AVAILABLE DATA ▸
** begin **

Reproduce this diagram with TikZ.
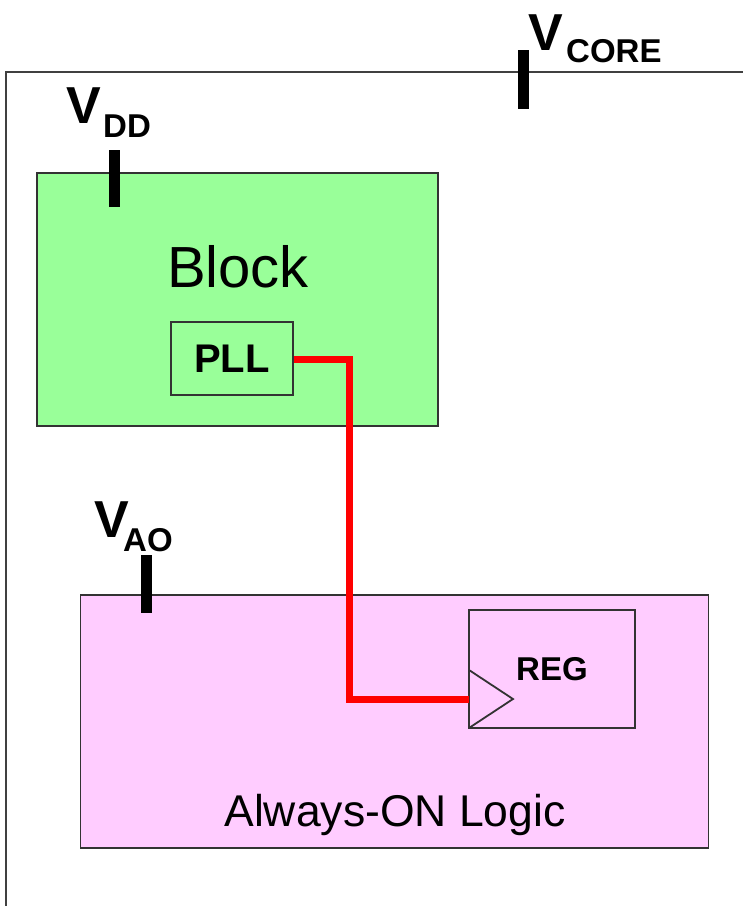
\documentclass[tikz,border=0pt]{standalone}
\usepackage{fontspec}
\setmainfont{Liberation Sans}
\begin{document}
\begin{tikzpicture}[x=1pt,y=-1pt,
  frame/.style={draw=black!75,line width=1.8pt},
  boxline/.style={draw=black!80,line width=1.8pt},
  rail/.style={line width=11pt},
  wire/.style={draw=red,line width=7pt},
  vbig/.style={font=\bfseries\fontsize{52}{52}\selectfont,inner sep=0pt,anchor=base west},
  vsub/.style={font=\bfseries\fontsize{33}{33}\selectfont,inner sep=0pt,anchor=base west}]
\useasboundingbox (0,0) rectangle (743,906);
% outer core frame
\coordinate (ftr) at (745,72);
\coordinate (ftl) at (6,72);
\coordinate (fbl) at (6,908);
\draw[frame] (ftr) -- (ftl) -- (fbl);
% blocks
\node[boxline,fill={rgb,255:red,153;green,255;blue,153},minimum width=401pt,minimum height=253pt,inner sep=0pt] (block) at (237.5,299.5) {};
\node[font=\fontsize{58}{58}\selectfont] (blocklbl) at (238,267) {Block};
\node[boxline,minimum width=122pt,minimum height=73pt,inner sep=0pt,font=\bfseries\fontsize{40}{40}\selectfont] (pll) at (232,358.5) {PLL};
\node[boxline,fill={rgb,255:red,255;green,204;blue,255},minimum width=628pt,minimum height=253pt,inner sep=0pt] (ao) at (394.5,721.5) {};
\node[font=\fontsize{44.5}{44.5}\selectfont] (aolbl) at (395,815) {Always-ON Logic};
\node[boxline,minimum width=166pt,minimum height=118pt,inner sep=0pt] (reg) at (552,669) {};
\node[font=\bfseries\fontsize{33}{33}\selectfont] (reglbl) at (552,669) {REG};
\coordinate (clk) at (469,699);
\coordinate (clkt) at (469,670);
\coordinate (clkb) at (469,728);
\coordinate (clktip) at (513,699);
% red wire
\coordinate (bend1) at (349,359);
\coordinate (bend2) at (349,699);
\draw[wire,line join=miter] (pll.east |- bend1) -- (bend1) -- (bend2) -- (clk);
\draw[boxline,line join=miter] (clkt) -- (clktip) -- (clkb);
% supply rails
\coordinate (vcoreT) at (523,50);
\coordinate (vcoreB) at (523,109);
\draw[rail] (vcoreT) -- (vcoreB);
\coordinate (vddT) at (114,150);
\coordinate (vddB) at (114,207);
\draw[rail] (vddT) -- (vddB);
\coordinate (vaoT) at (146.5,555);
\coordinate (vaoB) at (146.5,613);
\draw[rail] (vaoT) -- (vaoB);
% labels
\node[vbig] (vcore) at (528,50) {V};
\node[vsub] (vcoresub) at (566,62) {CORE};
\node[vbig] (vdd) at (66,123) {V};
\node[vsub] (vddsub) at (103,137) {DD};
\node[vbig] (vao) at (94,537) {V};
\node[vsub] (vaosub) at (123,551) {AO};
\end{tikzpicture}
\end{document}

** end **

TASK ▸ Transcribe the listing above verbatim. Omit the pictures.

OUTPUT OF THE TASK ▸
Reproduce this diagram with TikZ.
\documentclass[tikz,border=0pt]{standalone}
\usepackage{fontspec}
\setmainfont{Liberation Sans}
\begin{document}
\begin{tikzpicture}[x=1pt,y=-1pt,
  frame/.style={draw=black!75,line width=1.8pt},
  boxline/.style={draw=black!80,line width=1.8pt},
  rail/.style={line width=11pt},
  wire/.style={draw=red,line width=7pt},
  vbig/.style={font=\bfseries\fontsize{52}{52}\selectfont,inner sep=0pt,anchor=base west},
  vsub/.style={font=\bfseries\fontsize{33}{33}\selectfont,inner sep=0pt,anchor=base west}]
\useasboundingbox (0,0) rectangle (743,906);
% outer core frame
\coordinate (ftr) at (745,72);
\coordinate (ftl) at (6,72);
\coordinate (fbl) at (6,908);
\draw[frame] (ftr) -- (ftl) -- (fbl);
% blocks
\node[boxline,fill={rgb,255:red,153;green,255;blue,153},minimum width=401pt,minimum height=253pt,inner sep=0pt] (block) at (237.5,299.5) {};
\node[font=\fontsize{58}{58}\selectfont] (blocklbl) at (238,267) {Block};
\node[boxline,minimum width=122pt,minimum height=73pt,inner sep=0pt,font=\bfseries\fontsize{40}{40}\selectfont] (pll) at (232,358.5) {PLL};
\node[boxline,fill={rgb,255:red,255;green,204;blue,255},minimum width=628pt,minimum height=253pt,inner sep=0pt] (ao) at (394.5,721.5) {};
\node[font=\fontsize{44.5}{44.5}\selectfont] (aolbl) at (395,815) {Always-ON Logic};
\node[boxline,minimum width=166pt,minimum height=118pt,inner sep=0pt] (reg) at (552,669) {};
\node[font=\bfseries\fontsize{33}{33}\selectfont] (reglbl) at (552,669) {REG};
\coordinate (clk) at (469,699);
\coordinate (clkt) at (469,670);
\coordinate (clkb) at (469,728);
\coordinate (clktip) at (513,699);
% red wire
\coordinate (bend1) at (349,359);
\coordinate (bend2) at (349,699);
\draw[wire,line join=miter] (pll.east |- bend1) -- (bend1) -- (bend2) -- (clk);
\draw[boxline,line join=miter] (clkt) -- (clktip) -- (clkb);
% supply rails
\coordinate (vcoreT) at (523,50);
\coordinate (vcoreB) at (523,109);
\draw[rail] (vcoreT) -- (vcoreB);
\coordinate (vddT) at (114,150);
\coordinate (vddB) at (114,207);
\draw[rail] (vddT) -- (vddB);
\coordinate (vaoT) at (146.5,555);
\coordinate (vaoB) at (146.5,613);
\draw[rail] (vaoT) -- (vaoB);
% labels
\node[vbig] (vcore) at (528,50) {V};
\node[vsub] (vcoresub) at (566,62) {CORE};
\node[vbig] (vdd) at (66,123) {V};
\node[vsub] (vddsub) at (103,137) {DD};
\node[vbig] (vao) at (94,537) {V};
\node[vsub] (vaosub) at (123,551) {AO};
\end{tikzpicture}
\end{document}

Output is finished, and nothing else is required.